We have developed a multi-modal visual vocabulary that enables improved navigation and effective word finding by modeling a speaker’s “mental lexicon”, where words are stored and organized in ways that allow efficient access and retrieval. Due to impaired links in their mental lexicon, people with aphasia have persistent difficulties accessing and retrieving words that express intended concepts. The Visual Vocabulary for Aphasia (ViVA) attempts to compensate for some of these missing or impaired semantic connections by organizing words in a dynamic semantic network where links between words reflect semantic association measures based on WordNet, human judgments of semantic similarity, and past vocabulary usage. 

 

ViVA is both adaptable, able to be customized by the user, and adaptive, able to dynamically change to better suit users’ past actions and future needs. This mixed-initiative approach enables the user to feel in control by making changes and anticipating ones that have been initiated by the system while still allowing adaptive methods to help determine where and when changes are required.
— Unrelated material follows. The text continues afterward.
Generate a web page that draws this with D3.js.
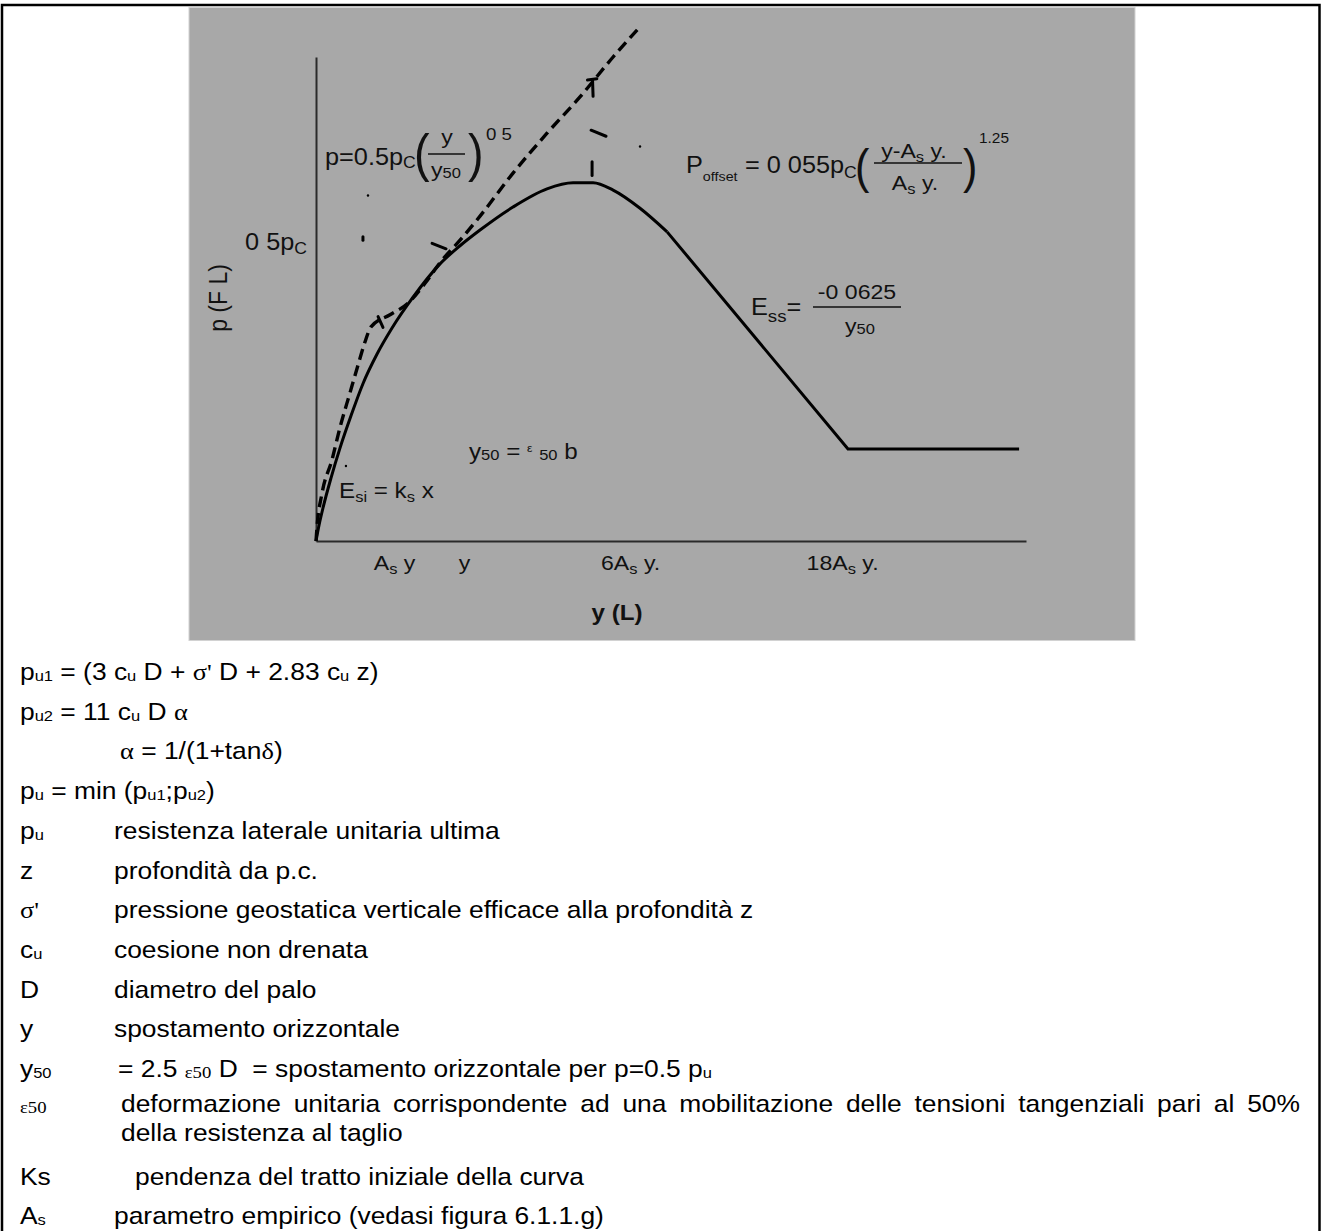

ViVA’s adaptable component allows the user to add and remove vocabulary items, and group them in personalized categories. The adaptive component updates the semantic network according to vocabulary usage, user preferences, and a number of semantic association measures. Thus, ViVA tailors the vocabulary organization according to both user-specific information and general knowledge of human semantic memory. 

 

We report results from two studies evaluating how ViVA compares to a vocabulary access system in which words are organized hierarchically into common categories. Since our target user population is people with cognitive impairments, further work involves studying the effect of adaptation on users’ cognitive load and investigating the tradeoff between improved navigation and changing vocabulary structure due to adaptation.